THE VERDICT: Some moments like the intricate killing job in Budapest really show what Hitman: Codename 47 was going for, the clever and professional Agent 47 really able to strut his stuff in a level built around puzzle solving and its ties to stealth. However, many stages face problems as detection issues can completely sabotage genuinely good play and lead to a frustrating level restart due to the game’s often unforgiving mission design. If you do want to be more brazen and go for a firearms focused approach you’ll find the controls a bit sloppy and the action rather clunky for it, and since the game will force you into it at times it’s unavoidable you’ll run into some of the problems with its firefight design. Conceptually a lot of the contract kills have some neat setups that are satisfying if they go the right way without anything going awry, but the game’s technical problems are a constant saboteur that isn’t accounted for in the game design, those ideas struggling to make their mark in such poor company.

 

And so, I give Hitman: Codename 47 for PC…
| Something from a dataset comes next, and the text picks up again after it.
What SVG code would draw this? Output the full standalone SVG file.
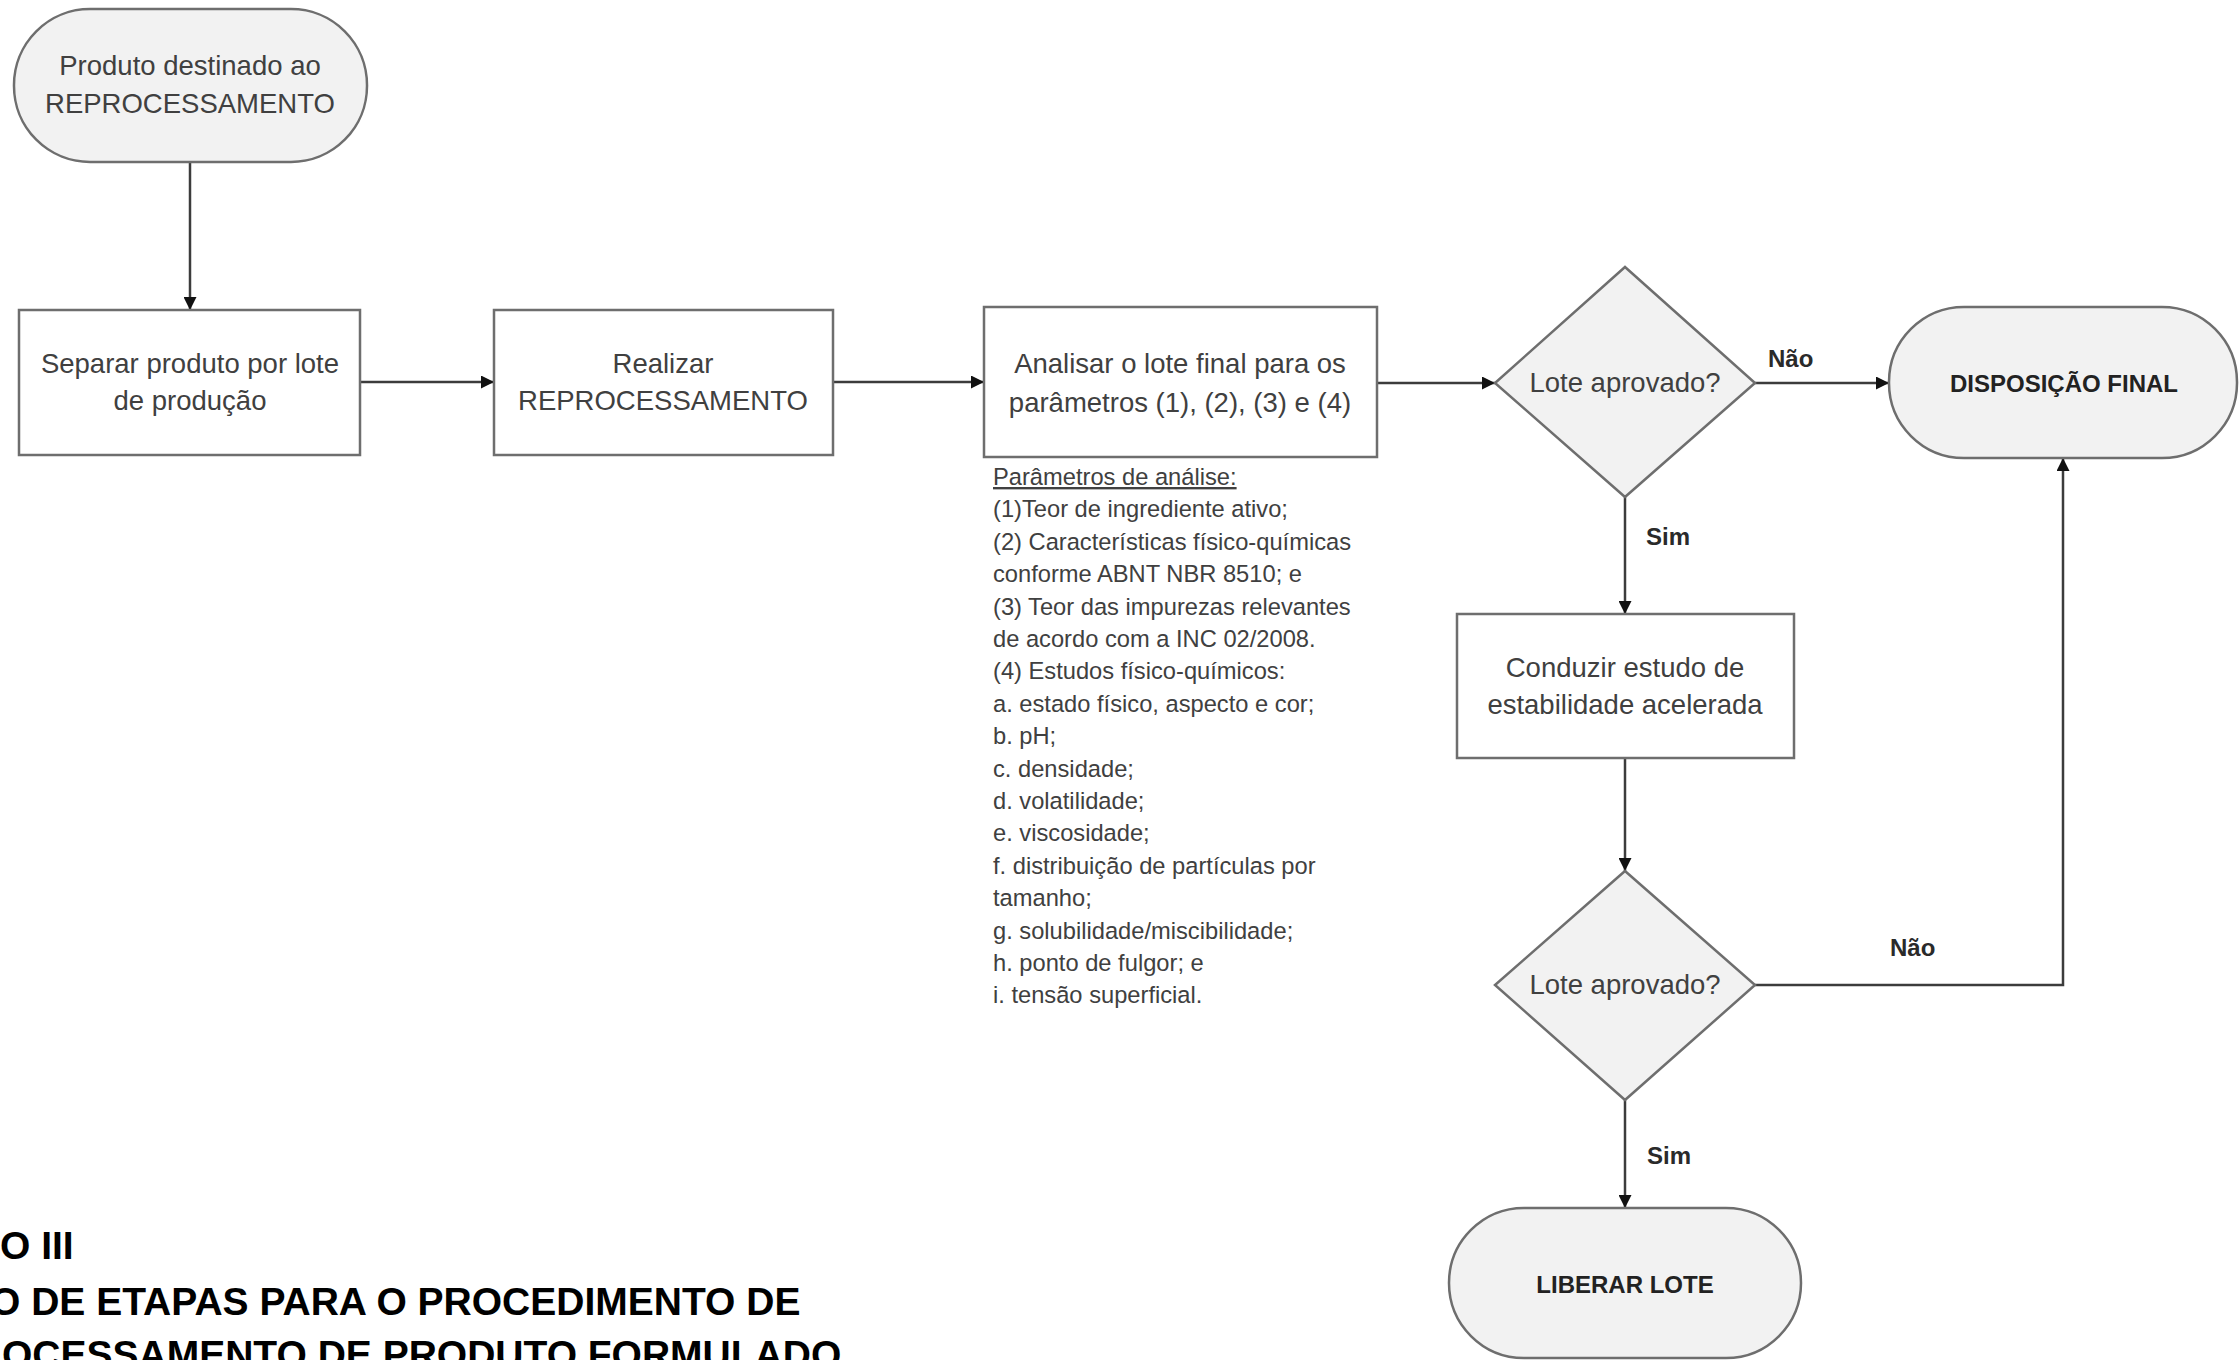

A BAD rating. The totality of Hitman: Codename 47 is a balancing act as the game sometimes can provide you some well realized stages where you are given the tools for interesting and creative kills but other times it fails to warn you that it will be throwing you into a firefight where you’ll likely be underequipped and grappling with your controls to fight off what can sometimes be a cascading level of danger as the required action draws in guards you had to leave alone before. Learning through a bit of failure is a fine idea for this style of game but when you have to do a whole mission restart to do so, some of the slow levels where you need to spend time creeping or blending in really begin to grate and the novelty of the incursion is lost amidst the issues surrounding it. Hitman: Codename 47’s concept is straining against its design, the idea of needing to hide the dead bodies to remain undiscovered a good way of adding tension but not when moving those bodies is so obtuse. Linking together a few missions probably sounded wise in the conceptual phase, but traveling through the jungles of Colombia becomes a drag when you can’t use that cash that is meant to be your motivator to play well to buy things for stages that are a bit underwhelming save for an interesting use of a jaguar that you can get past in multiple ways. The gunplay didn’t need to be excised and it can even be leaned on as the optimal way for a kill, but its aiming is off especially when under fire and it does feel unusual to tack it on after levels focused on more intelligent approaches to executing a hit.

 

Innovation isn’t always a clean process and Hitman: Codename 47 was trying to execute an idea that was perhaps too big for the fledgling developers to tackle well. The contract killing doesn’t need gunfights to be thrilling and the game shines brightest when it leans more towards the idea of learning the optimal way to quietly complete your work, those moments often hinging on ideas like discovery and working out the logic of how things go together rather than hoping the weak shooting system works out in your favor. Sometimes groundwork does need to be laid down so you can reflect back on what can be improved, polished, or removed, and it’s fortunate the novelty of such a stealth game focused around a hitman’s work resonated well enough that IO Interactive would get to try again and refine the formula. There’s something to be said about not being blind to a product’s true quality simply because it’s breaking new ground, but Hitman: Codename 47, despite being very rough around its edges, got the amount of attention needed to avoid being a historical footnote. If it hadn’t impressed with what it wanted to be, it would never have had the chance to eventually become that in its sequels, the first game definitely a poor attempt but over time Hitman could execute its promised concept properly because people gave that initial entry a chance.